The day continued largely without incident, especially as far as Dan goes but that's only because he slept through most of it - the no sleeping in the toilets ban had hit him pretty hard. The night was a more colourful affair with some of our ladies sleeping with some of their men, one of our men sleeping with a wapping girl and Jonnie throwing a German into the ditch because he's never forgiven them for killing Pricey's family. Ironically when Jonnie was asked why he did it he said it was because he was told to - didn't cut the mustard at the Nuremberg trials either mate!

The most incredible event of the evening involves, as always, little Dan who took it upon himself to perform the most incredible self-cock block ever. Towards the end of the evening Dan found a young lady who was rather keen to sleep with him, somewhat worried that going back to her place might actually mean having sex, Dan told her he couldn't ride a bike. Our young Dutch heroine was unperturbed and offered him a "backsie" all the way. Young D was increasingly alarmed about where this was going (his mum had warned him about predatory girls like this) and it wasn't long before anxiety got the better of his little bladder and he asked to be let off to have a pee. Once in the bushes he relieved himself of urine and all her possessions before getting back on the bike and being transported back to a house that was now inaccessible due to the keys being inexplicably lost. Game fully she agreed to go back and look for said bag and, even after it became apparent that she had lost her house, wallet and phone, she still wanted Dan's little Man inside her. With little time left to improvise Dan brought her back to his "empty" tent only to find Chris and Jonnie already there - she might have been Dutch but she wasn't up for getting air-tight (not on a Sunday anyway) and so Dan's near miss with certain sex finally passed. No doubt they'll have to come up with new signs to address this little misdemeanour next year!

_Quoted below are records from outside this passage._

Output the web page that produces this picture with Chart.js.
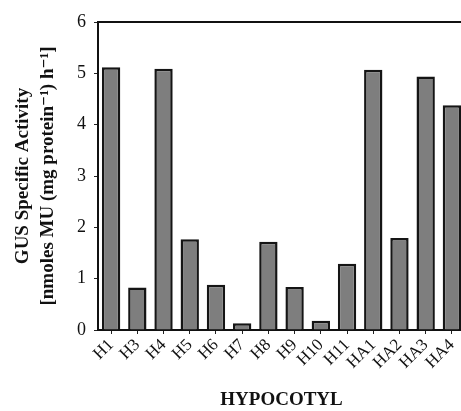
<!DOCTYPE html>
<html>
<head>
<meta charset="utf-8">
<script src="https://cdn.jsdelivr.net/npm/chart.js@4.4.0/dist/chart.umd.min.js"></script>
<style>
  html, body { margin: 0; padding: 0; background: #fff; overflow: hidden; }
  #wrap { width: 470px; height: 411px; }
</style>
</head>
<body>
<div id="wrap"><canvas id="gusChart" width="470" height="411"></canvas></div>
<script>
// GUS activity in hypocotyl lines
const lines = ["H1", "H3", "H4", "H5", "H6", "H7", "H8", "H9", "H10", "H11", "HA1", "HA2", "HA3", "HA4"];
const activity = [5.12, 0.83, 5.09, 1.77, 0.88, 0.13, 1.72, 0.84, 0.18, 1.29, 5.07, 1.79, 4.94, 4.38];
const yTicks = [0, 1, 2, 3, 4, 5, 6];

const serif = "'Liberation Serif', 'DejaVu Serif', serif";

new Chart(document.getElementById("gusChart"), {
  type: "bar",
  data: {
    labels: lines,
    datasets: [{
      data: activity,
      backgroundColor: "#7e7e7e",
      borderColor: "#151515",
      borderWidth: 2.5,
      borderSkipped: "bottom",
      barPercentage: 0.7,
      categoryPercentage: 1.0
    }]
  },
  options: {
    responsive: false,
    animation: false,
    layout: { padding: { top: 14, left: 10, right: 5, bottom: 0 } },
    scales: {
      x: {
        grid: {
          drawOnChartArea: false,
          offset: false,
          tickLength: 4,
          tickColor: "#222"
        },
        border: { color: "#111", width: 2 },
        ticks: {
          color: "#111",
          font: { family: serif, size: 17 },
          autoSkip: false,
          minRotation: 45,
          maxRotation: 45,
          padding: 1
        },
        title: {
          display: true,
          text: "HYPOCOTYL",
          color: "#111",
          font: { family: serif, size: 19, weight: "bold" },
          padding: { top: 12, bottom: 0 }
        },
        afterFit(scale) { scale.height = 81; }
      },
      xTop: {
        position: "top",
        grid: { display: false },
        ticks: { display: false },
        border: { color: "#111", width: 2 }
      },
      y: {
        min: 0,
        max: 6,
        afterBuildTicks(scale) { scale.ticks = yTicks.map(v => ({ value: v })); },
        grid: {
          drawOnChartArea: false,
          tickLength: 4,
          tickColor: "#222"
        },
        border: { color: "#111", width: 2 },
        ticks: {
          color: "#111",
          font: { family: serif, size: 18 },
          padding: 8
        },
        title: {
          display: true,
          text: ["GUS Specific Activity", "[nmoles MU (mg protein\u207B\u00B9) h\u207B\u00B9]"],
          color: "#111",
          font: { family: serif, size: 19, weight: "bold", lineHeight: 1.35 },
          padding: { top: 0, bottom: 4 }
        },
        afterFit(scale) { scale.width = 88; }
      }
    },
    plugins: {
      legend: { display: false },
      tooltip: { enabled: false }
    }
  }
});
</script>
</body>
</html>
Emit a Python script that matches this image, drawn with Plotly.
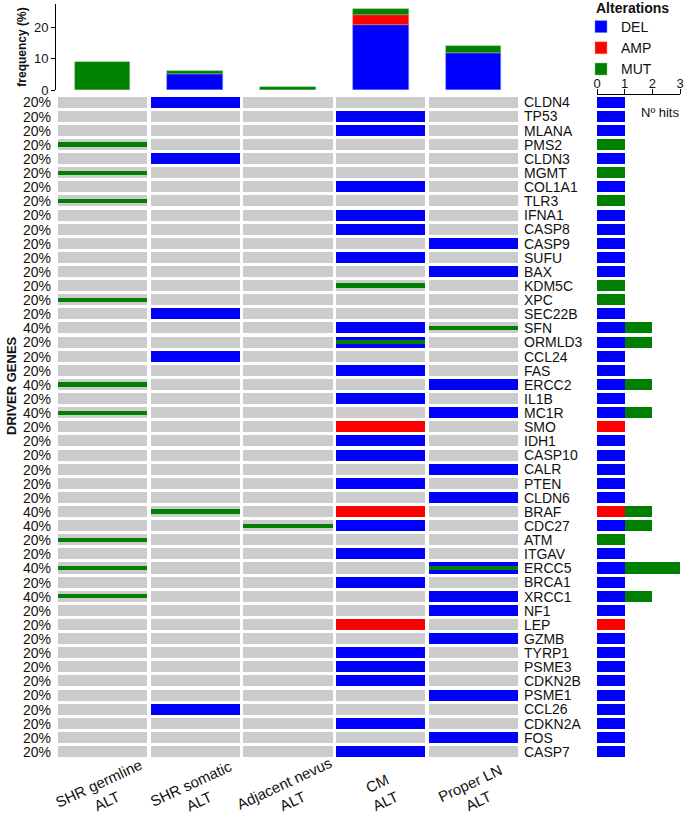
import plotly.graph_objects as go

# ---------------- data ----------------
genes = ["CLDN4", "TP53", "MLANA", "PMS2", "CLDN3", "MGMT", "COL1A1", "TLR3", "IFNA1", "CASP8",
         "CASP9", "SUFU", "BAX", "KDM5C", "XPC", "SEC22B", "SFN", "ORMLD3", "CCL24", "FAS",
         "ERCC2", "IL1B", "MC1R", "SMO", "IDH1", "CASP10", "CALR", "PTEN", "CLDN6", "BRAF",
         "CDC27", "ATM", "ITGAV", "ERCC5", "BRCA1", "XRCC1", "NF1", "LEP", "GZMB", "TYRP1",
         "PSME3", "CDKN2B", "PSME1", "CCL26", "CDKN2A", "FOS", "CASP7"]

percent_labels = ["20%"] * 16 + ["40%", "20%", "20%", "20%", "40%", "20%", "40%",
                  "20%", "20%", "20%", "20%", "20%", "20%", "40%", "40%", "20%", "20%",
                  "40%", "20%", "40%"] + ["20%"] * 11

samples = ["SHR germline<br>ALT", "SHR somatic<br>ALT", "Adjacent nevus<br>ALT", "CM<br>ALT", "Proper LN<br>ALT"]

# alteration codes per gene for the 5 samples: D=DEL, A=AMP, M=MUT
alt_germline = ["", "", "", "M", "", "M", "", "M", "", "", "", "", "", "", "M", "", "", "", "", "",
                "M", "", "M", "", "", "", "", "", "", "", "", "M", "", "M", "", "M", "", "", "", "",
                "", "", "", "", "", "", ""]
alt_somatic = ["D", "", "", "", "D", "", "", "", "", "", "", "", "", "", "", "D", "", "", "D", "",
               "", "", "", "", "", "", "", "", "", "M", "", "", "", "", "", "", "", "", "", "",
               "", "", "", "D", "", "", ""]
alt_nevus = ["", "", "", "", "", "", "", "", "", "", "", "", "", "", "", "", "", "", "", "",
             "", "", "", "", "", "", "", "", "", "", "M", "", "", "", "", "", "", "", "", "",
             "", "", "", "", "", "", ""]
alt_cm = ["", "D", "D", "", "", "", "D", "", "D", "D", "", "D", "", "M", "", "", "D", "DM", "", "D",
          "", "D", "", "A", "D", "D", "", "D", "", "A", "D", "", "D", "", "D", "", "", "A", "", "D",
          "D", "D", "", "", "D", "", "D"]
alt_ln = ["", "", "", "", "", "", "", "", "", "", "D", "", "D", "", "", "", "M", "", "", "",
          "D", "", "D", "", "", "", "D", "", "D", "", "", "", "", "DM", "", "D", "D", "", "D", "",
          "", "", "D", "", "", "D", ""]
alterations = [alt_germline, alt_somatic, alt_nevus, alt_cm, alt_ln]

# top panel: frequency (%) per sample
freq_del = [0, 5, 0, 21, 12]
freq_amp = [0, 0, 0, 3, 0]
freq_mut = [9, 1, 1, 2, 2]

# ---------------- styling ----------------
BLUE, RED, GREEN, GRAY = "#0000FF", "#FF0000", "#008000", "#CCCCCC"
FONT = "Liberation Sans, Arial, sans-serif"
W, H = 685, 816


def px(x):
    return x / W


def py(y):
    return 1 - y / H


X_DOM = [px(56), px(520)]
Y_DOM = [py(759), py(95.4)]
TOP_DOM = [py(90), py(4)]
HITS_DOM = [px(597), px(680)]

CELL_W = 0.96
CELL_H = 0.78
MUT_H = 0.3

n = len(genes)
fig = go.Figure()

# gray background cells
gy, gb = [], []
for c in range(len(samples)):
    for r in range(n):
        gy.append(r)
        gb.append(c - CELL_W / 2)
fig.add_trace(go.Bar(orientation="h", y=gy, x=[CELL_W] * len(gy), base=gb, width=CELL_H,
                     marker=dict(color=GRAY, line=dict(width=0)), showlegend=False,
                     xaxis="x", yaxis="y", hoverinfo="skip"))


def cells(code):
    ys, bs = [], []
    for c, col in enumerate(alterations):
        for r, v in enumerate(col):
            if code in v:
                ys.append(r)
                bs.append(c - CELL_W / 2)
    return ys, bs


for code, color, h in [("D", BLUE, CELL_H), ("A", RED, CELL_H), ("M", GREEN, MUT_H)]:
    ys, bs = cells(code)
    fig.add_trace(go.Bar(orientation="h", y=ys, x=[CELL_W] * len(ys), base=bs, width=h,
                         marker=dict(color=color, line=dict(width=0)), showlegend=False,
                         xaxis="x", yaxis="y"))

# hits panel
del_hits = [sum(1 for col in alterations if "D" in col[r]) for r in range(n)]
amp_hits = [sum(1 for col in alterations if "A" in col[r]) for r in range(n)]
mut_hits = [sum(1 for col in alterations if "M" in col[r]) for r in range(n)]
rows = list(range(n))
fig.add_trace(go.Bar(orientation="h", y=rows, x=del_hits, base=[0] * n, width=CELL_H,
                     marker=dict(color=BLUE, line=dict(width=0)), showlegend=False,
                     xaxis="x3", yaxis="y"))
fig.add_trace(go.Bar(orientation="h", y=rows, x=amp_hits, base=del_hits, width=CELL_H,
                     marker=dict(color=RED, line=dict(width=0)), showlegend=False,
                     xaxis="x3", yaxis="y"))
fig.add_trace(go.Bar(orientation="h", y=rows, x=mut_hits,
                     base=[d + a for d, a in zip(del_hits, amp_hits)], width=CELL_H,
                     marker=dict(color=GREEN, line=dict(width=0)), showlegend=False,
                     xaxis="x3", yaxis="y"))

# top frequency panel
cols = list(range(len(samples)))
fig.add_trace(go.Bar(x=cols, y=freq_del, base=[0] * 5, width=0.6, name="DEL",
                     marker=dict(color=BLUE, line=dict(width=0.6, color="rgba(120,140,255,0.8)")),
                     xaxis="x2", yaxis="y2"))
fig.add_trace(go.Bar(x=cols, y=freq_amp, base=freq_del, width=0.6, name="AMP",
                     marker=dict(color=RED, line=dict(width=0.6, color="rgba(255,140,140,0.8)")),
                     xaxis="x2", yaxis="y2"))
fig.add_trace(go.Bar(x=cols, y=freq_mut, base=[d + a for d, a in zip(freq_del, freq_amp)],
                     width=0.6, name="MUT",
                     marker=dict(color=GREEN, line=dict(width=0.6, color="rgba(120,200,120,0.8)")),
                     xaxis="x2", yaxis="y2"))

annotations = []
for r, p in enumerate(percent_labels):
    annotations.append(dict(x=px(53), xref="paper", y=r, yref="y", text=p, showarrow=False,
                            xanchor="right", yanchor="middle", font=dict(size=14, color="#111")))
for c, s in enumerate(samples):
    annotations.append(dict(x=c, xref="x", y=py(792), yref="paper", text=s, showarrow=False,
                            textangle=-25, align="center", xanchor="center", yanchor="middle",
                            font=dict(size=15, color="#111")))
annotations.append(dict(x=px(11), xref="paper", y=py(386), yref="paper", text="<b>DRIVER GENES</b>",
                        showarrow=False, textangle=-90, xanchor="center", yanchor="middle",
                        font=dict(size=13, color="#111")))
annotations.append(dict(x=px(681), xref="paper", y=py(113), yref="paper", text="Nº hits",
                        showarrow=False, xanchor="right", yanchor="middle",
                        font=dict(size=13, color="#111")))
annotations.append(dict(x=px(594), xref="paper", y=py(8), yref="paper", text="<b>Alterations</b>",
                        showarrow=False, xanchor="left", yanchor="middle",
                        font=dict(size=14, color="#111")))

fig.update_layout(
    width=W, height=H, autosize=False,
    margin=dict(l=0, r=0, t=0, b=0, autoexpand=False),
    paper_bgcolor="white", plot_bgcolor="rgba(0,0,0,0)",
    barmode="overlay", bargap=0,
    font=dict(family=FONT, color="#111"),
    xaxis=dict(domain=X_DOM, range=[-0.5, 4.5], visible=False, anchor="y", automargin=False),
    yaxis=dict(domain=Y_DOM, range=[n - 0.5, -0.5], anchor="x", side="right", automargin=False,
               tickmode="array", tickvals=rows, ticktext=genes, ticks="", showline=False,
               showgrid=False, zeroline=False, ticklabelstandoff=3,
               tickfont=dict(size=14, color="#111")),
    xaxis2=dict(domain=X_DOM, range=[-0.5, 4.5], visible=False, anchor="y2", automargin=False),
    yaxis2=dict(domain=TOP_DOM, range=[0, 27.6], anchor="x2", showline=True, linecolor="black",
                linewidth=1, ticks="outside", ticklen=4, tickcolor="black", tickvals=[0, 10, 20],
                showgrid=False, zeroline=False, tickfont=dict(size=13), automargin=False,
                title=dict(text="<b>frequency (%)</b>", font=dict(size=12), standoff=4)),
    xaxis3=dict(domain=HITS_DOM, range=[0, 3.0001], anchor="y", side="top", showline=True,
                linecolor="black", linewidth=1, ticks="outside", ticklen=5, tickcolor="black",
                tickvals=[0, 1, 2, 3], showgrid=False, zeroline=False, tickfont=dict(size=13),
                ticklabelstandoff=-4, automargin=False),
    legend=dict(x=px(581), y=py(11), xanchor="left", yanchor="top",
                font=dict(size=14), traceorder="normal", tracegroupgap=0,
                bgcolor="rgba(0,0,0,0)", itemwidth=30),
    annotations=annotations,
)

fig.write_html("out.html", config={"displayModeBar": False},
               post_script="document.body.style.margin='0px';")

There seemed a certain inevitability to sunday as we struggled to rally some of the guys who had hit the Jäger harder than others. It turned out we needn't have bothered as our last pool group oppo failed to materialise. However, after we tired ourselves out playing a casual game of extra hockey, they suddenly decided to turn up complete with the curious grey haired dutch guy who always seems to turn up- only this year he was in a dress. Chancing came and went as first Jeff deflected the ball wide with the goal mouth gaping and then Nick failed to register a touch with nothing between him and the line. Thankfully a late break secured the win and a place in the semis - Jeff found his form here and touched it past their flailing keep to give us the lead and Nick, making amends for earlier, remembered he'd brought his pads and quickly suited up to defend the lead.
 
The final against the Germans started with typical British bravado - a rousing chorus of the national anthem followed by us attempting to mention the war as much as possible. Jerry wasn't put off and raced to a quick lead that he doubled soon after. We clawed a goal back but the valient efforts of Matt Royale and the ever persistent Pagels couldn't find the equaliser and the Germansmade it 3 at the start of the second half whilst Nick watched lamely on. Recgonising the futility of having an overly inebriated goaly, the umpires kindly sent him off and we continued to push forward, and push players on, slowly swelling our team to 13 outfield. But dogged defending and ruthless efficiency left us without goals and the game finished 4-1 - a defeat in the finals once again in what is now a tour tradition.
 
The rest of the afternoon passed without incident - Dan made peace with the girl whose life he had ruined, 5-minute Phil found the energy for one more run as he burst into the midst of the German celebrations to steal a medal, Matt stopped looking quite so green, Nick went a shade of red, Hylke became less angry and returned to human form and honest Doug collapsed into a drunken heap. Tour was over for another year but we'll always have "Sex met die kale".